How a National Real Estate Corporation Decreased Customer Turnover and Improved Work-Time Efficiencies by 30%
Situation: A national commercial real estate corporation was losing multi-million-dollar lease deals and property acquisitions. Their methods of information sharing, and overall procedures around these efforts, caused redundancies in their work. These resulted in critical errors in their deliverables to customers, leading to loss of trust and business and to internal tension between business units.
The Catch: When Third Angle took a closer look at their data and interviewed employees, we discovered that in addition to larger procedural errors, there were over a hundred disconnected mini-processes. These processes were further fragmented by employees who, lacking trust in the system’s data, engineered their own workarounds.
Innovative Actions: With the blessing of upper management, Third Angle formed a cross-functional, cross-level project team to identify and build consensus around the corporation’s primary processes.
As we were constructing team membership, we encouraged the leaders of these teams to identify “unusual suspect” employees to be part of the team. For instance, the person in question may not have a high position or title, but was respected as being “in-the-know”, as well as liked, respected, and connected to customers and employees.

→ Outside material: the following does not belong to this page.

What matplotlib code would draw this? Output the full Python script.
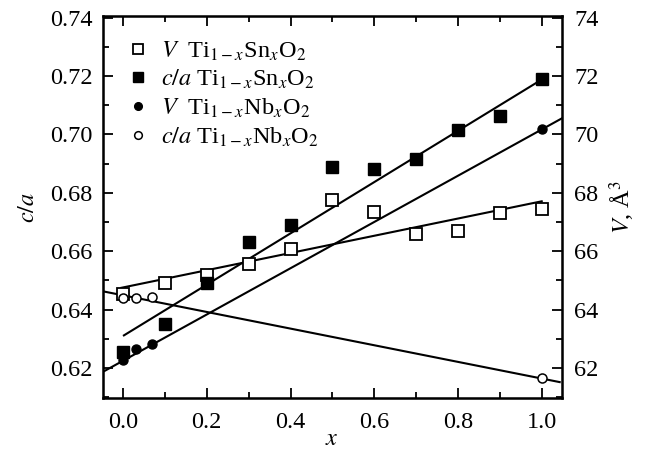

A key example of this selection was a man named Vinny, a leader in the maintenance department, who had inside customer information through daily interactions with them. Vinny provided the voice of the customer, giving candid feedback around what he heard them discuss regarding the company, often complaints of the disjointed and delayed service. Yet Vinny inspired the team, and the departments they represented, to believe they could do better together.
After doing NEWCO(™) mapping around the company’s operations and service, the team chose four processes that accounted for 80% of the business. Working across business units, and with the technology function, we structured and executed a knowledge management system around those four processes, with an eye towards improving them through knowledge sharing.
We led workshops and appointed sub-teams to identify the sources of accurate data and information already in their system (but invisible to other functions and customers). Notice, we did not simply engineer new processes and hand it over to the teams. Since we recognized a gap in their trust, we implemented the Third Angle's Way of Thriving Model™, which enabled these teams to co-create their own revitalized processes and information flows, with Third Angle’s hands-on assistance in design and execution.
Partnering with this team and the IT department, Third Angle co-designed an enterprise-wide information tool that made the key processes (and underlying information) visible, accessible, easy-to-use, and traceable by anyone using them. Building on commercial real estate imagery, the tool was named “The Lobby.” The visual representation of entryways and exits into the processes, represented in the tool, were familiar to anyone who traveled through the office building lobbies.
Growth and Value: The results of Third Angle’s work included a 30% improvement in work-time efficiencies (e.g., service delivery, reduction of labor hours per task). The process also improved employee engagement by having them voluntary redesign processes that improved overall company consistency, speed and service. These improvements resulted in decreased customer turnover and higher customer and employee satisfaction.
The Lobby’s success around internal operations gave rise to it becoming the corporate portal for all sources of employee, operations, and customer information. This portal and these processes continue to be utilized by customers, vendors and employees alike.
Mini-Lessons: Much of what companies need to improve is embedded in information “hidden” across its systems. Linking that information to everyday processes, in easily accessible ways, is stronger than storing information in the abstract. Engaging users in the design of the system is key to improved systems and better engagement, for many reasons. One reason is that they understand context, “hidden conditions” that need to be factored into the solution. Designing solutions around a common metaphor is an easy way to help users learn the system fast and use it.